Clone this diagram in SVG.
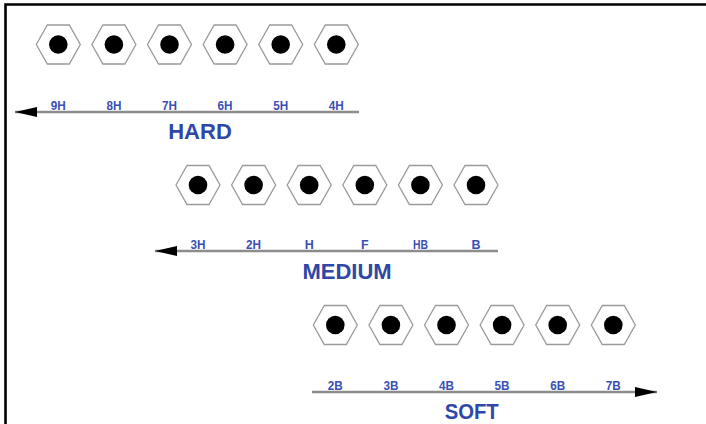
<svg xmlns="http://www.w3.org/2000/svg" width="706" height="424" viewBox="0 0 706 424">
<style>
.hex{fill:#fff;stroke:#9a9a9a;stroke-width:1.3}
.dot{fill:#000}
.axis{stroke:#8c8c8c;stroke-width:2.4;fill:none}
.lbl{font-family:"Liberation Sans",Arial,sans-serif;font-weight:bold;font-size:12.5px;fill:#3a4fb5;text-anchor:middle}
.title{font-family:"Liberation Sans",Arial,sans-serif;font-weight:bold;font-size:22px;fill:#2f47a6;text-anchor:middle}
</style>
<defs>
<g id="pencil">
<polygon class="hex" points="-22,0 -11,-19.5 11,-19.5 22,0 11,19.5 -11,19.5"/>
<circle class="dot" r="9.3"/>
</g>
<marker id="ah" viewBox="0 0 22 10" refX="22" refY="5" markerWidth="22" markerHeight="10" markerUnits="userSpaceOnUse" orient="auto">
<path d="M0,0 L22,5 L0,10 Z" fill="#000"/>
</marker>
</defs>
<rect width="706" height="424" fill="#fff"/>
<path d="M5.5,424 V4.5 H706" fill="none" stroke="#000" stroke-width="2.6"/>

<g id="hard">
<use href="#pencil" x="58.3" y="44.5"/>
<use href="#pencil" x="113.9" y="44.5"/>
<use href="#pencil" x="169.5" y="44.5"/>
<use href="#pencil" x="225.1" y="44.5"/>
<use href="#pencil" x="280.7" y="44.5"/>
<use href="#pencil" x="336.3" y="44.5"/>
<text class="lbl" x="58.3" y="109.5" textLength="15" lengthAdjust="spacingAndGlyphs">9H</text>
<text class="lbl" x="113.9" y="109.5" textLength="15" lengthAdjust="spacingAndGlyphs">8H</text>
<text class="lbl" x="169.5" y="109.5" textLength="15" lengthAdjust="spacingAndGlyphs">7H</text>
<text class="lbl" x="225.1" y="109.5" textLength="15" lengthAdjust="spacingAndGlyphs">6H</text>
<text class="lbl" x="280.7" y="109.5" textLength="15" lengthAdjust="spacingAndGlyphs">5H</text>
<text class="lbl" x="336.3" y="109.5" textLength="15" lengthAdjust="spacingAndGlyphs">4H</text>
<text class="title" x="200" y="138.5">HARD</text>
</g>

<g id="medium">
<use href="#pencil" x="198" y="185"/>
<use href="#pencil" x="253.6" y="185"/>
<use href="#pencil" x="309.2" y="185"/>
<use href="#pencil" x="364.8" y="185"/>
<use href="#pencil" x="420.4" y="185"/>
<use href="#pencil" x="476" y="185"/>
<text class="lbl" x="198" y="249" textLength="15" lengthAdjust="spacingAndGlyphs">3H</text>
<text class="lbl" x="253.6" y="249" textLength="15" lengthAdjust="spacingAndGlyphs">2H</text>
<text class="lbl" x="309.2" y="249">H</text>
<text class="lbl" x="364.8" y="249">F</text>
<text class="lbl" x="420.4" y="249" textLength="15" lengthAdjust="spacingAndGlyphs">HB</text>
<text class="lbl" x="476" y="249">B</text>
<text class="title" x="347" y="278.5">MEDIUM</text>
</g>

<g id="soft">
<use href="#pencil" x="335.3" y="325"/>
<use href="#pencil" x="390.9" y="325"/>
<use href="#pencil" x="446.5" y="325"/>
<use href="#pencil" x="502.1" y="325"/>
<use href="#pencil" x="557.7" y="325"/>
<use href="#pencil" x="613.3" y="325"/>
<text class="lbl" x="335.3" y="390" textLength="15" lengthAdjust="spacingAndGlyphs">2B</text>
<text class="lbl" x="390.9" y="390" textLength="15" lengthAdjust="spacingAndGlyphs">3B</text>
<text class="lbl" x="446.5" y="390" textLength="15" lengthAdjust="spacingAndGlyphs">4B</text>
<text class="lbl" x="502.1" y="390" textLength="15" lengthAdjust="spacingAndGlyphs">5B</text>
<text class="lbl" x="557.7" y="390" textLength="15" lengthAdjust="spacingAndGlyphs">6B</text>
<text class="lbl" x="613.3" y="390" textLength="15" lengthAdjust="spacingAndGlyphs">7B</text>
<text class="title" x="471.7" y="418.5" textLength="54" lengthAdjust="spacingAndGlyphs">SOFT</text>
</g>

<g id="connectors">
<line class="axis" x1="359" y1="112" x2="15" y2="112" marker-end="url(#ah)"/>
<line class="axis" x1="498" y1="251" x2="155" y2="251" marker-end="url(#ah)"/>
<line class="axis" x1="312" y1="392" x2="657" y2="392" marker-end="url(#ah)"/>
</g>
</svg>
-=-=-=-=-
## GIVEN INSTRUCTION
Output the data above without changes, apart from leaving out the pictures.

## RESULT BELOW
Clone this diagram in SVG.
<svg xmlns="http://www.w3.org/2000/svg" width="706" height="424" viewBox="0 0 706 424">
<style>
.hex{fill:#fff;stroke:#9a9a9a;stroke-width:1.3}
.dot{fill:#000}
.axis{stroke:#8c8c8c;stroke-width:2.4;fill:none}
.lbl{font-family:"Liberation Sans",Arial,sans-serif;font-weight:bold;font-size:12.5px;fill:#3a4fb5;text-anchor:middle}
.title{font-family:"Liberation Sans",Arial,sans-serif;font-weight:bold;font-size:22px;fill:#2f47a6;text-anchor:middle}
</style>
<defs>
<g id="pencil">
<polygon class="hex" points="-22,0 -11,-19.5 11,-19.5 22,0 11,19.5 -11,19.5"/>
<circle class="dot" r="9.3"/>
</g>
<marker id="ah" viewBox="0 0 22 10" refX="22" refY="5" markerWidth="22" markerHeight="10" markerUnits="userSpaceOnUse" orient="auto">
<path d="M0,0 L22,5 L0,10 Z" fill="#000"/>
</marker>
</defs>
<rect width="706" height="424" fill="#fff"/>
<path d="M5.5,424 V4.5 H706" fill="none" stroke="#000" stroke-width="2.6"/>

<g id="hard">
<use href="#pencil" x="58.3" y="44.5"/>
<use href="#pencil" x="113.9" y="44.5"/>
<use href="#pencil" x="169.5" y="44.5"/>
<use href="#pencil" x="225.1" y="44.5"/>
<use href="#pencil" x="280.7" y="44.5"/>
<use href="#pencil" x="336.3" y="44.5"/>
<text class="lbl" x="58.3" y="109.5" textLength="15" lengthAdjust="spacingAndGlyphs">9H</text>
<text class="lbl" x="113.9" y="109.5" textLength="15" lengthAdjust="spacingAndGlyphs">8H</text>
<text class="lbl" x="169.5" y="109.5" textLength="15" lengthAdjust="spacingAndGlyphs">7H</text>
<text class="lbl" x="225.1" y="109.5" textLength="15" lengthAdjust="spacingAndGlyphs">6H</text>
<text class="lbl" x="280.7" y="109.5" textLength="15" lengthAdjust="spacingAndGlyphs">5H</text>
<text class="lbl" x="336.3" y="109.5" textLength="15" lengthAdjust="spacingAndGlyphs">4H</text>
<text class="title" x="200" y="138.5">HARD</text>
</g>

<g id="medium">
<use href="#pencil" x="198" y="185"/>
<use href="#pencil" x="253.6" y="185"/>
<use href="#pencil" x="309.2" y="185"/>
<use href="#pencil" x="364.8" y="185"/>
<use href="#pencil" x="420.4" y="185"/>
<use href="#pencil" x="476" y="185"/>
<text class="lbl" x="198" y="249" textLength="15" lengthAdjust="spacingAndGlyphs">3H</text>
<text class="lbl" x="253.6" y="249" textLength="15" lengthAdjust="spacingAndGlyphs">2H</text>
<text class="lbl" x="309.2" y="249">H</text>
<text class="lbl" x="364.8" y="249">F</text>
<text class="lbl" x="420.4" y="249" textLength="15" lengthAdjust="spacingAndGlyphs">HB</text>
<text class="lbl" x="476" y="249">B</text>
<text class="title" x="347" y="278.5">MEDIUM</text>
</g>

<g id="soft">
<use href="#pencil" x="335.3" y="325"/>
<use href="#pencil" x="390.9" y="325"/>
<use href="#pencil" x="446.5" y="325"/>
<use href="#pencil" x="502.1" y="325"/>
<use href="#pencil" x="557.7" y="325"/>
<use href="#pencil" x="613.3" y="325"/>
<text class="lbl" x="335.3" y="390" textLength="15" lengthAdjust="spacingAndGlyphs">2B</text>
<text class="lbl" x="390.9" y="390" textLength="15" lengthAdjust="spacingAndGlyphs">3B</text>
<text class="lbl" x="446.5" y="390" textLength="15" lengthAdjust="spacingAndGlyphs">4B</text>
<text class="lbl" x="502.1" y="390" textLength="15" lengthAdjust="spacingAndGlyphs">5B</text>
<text class="lbl" x="557.7" y="390" textLength="15" lengthAdjust="spacingAndGlyphs">6B</text>
<text class="lbl" x="613.3" y="390" textLength="15" lengthAdjust="spacingAndGlyphs">7B</text>
<text class="title" x="471.7" y="418.5" textLength="54" lengthAdjust="spacingAndGlyphs">SOFT</text>
</g>

<g id="connectors">
<line class="axis" x1="359" y1="112" x2="15" y2="112" marker-end="url(#ah)"/>
<line class="axis" x1="498" y1="251" x2="155" y2="251" marker-end="url(#ah)"/>
<line class="axis" x1="312" y1="392" x2="657" y2="392" marker-end="url(#ah)"/>
</g>
</svg>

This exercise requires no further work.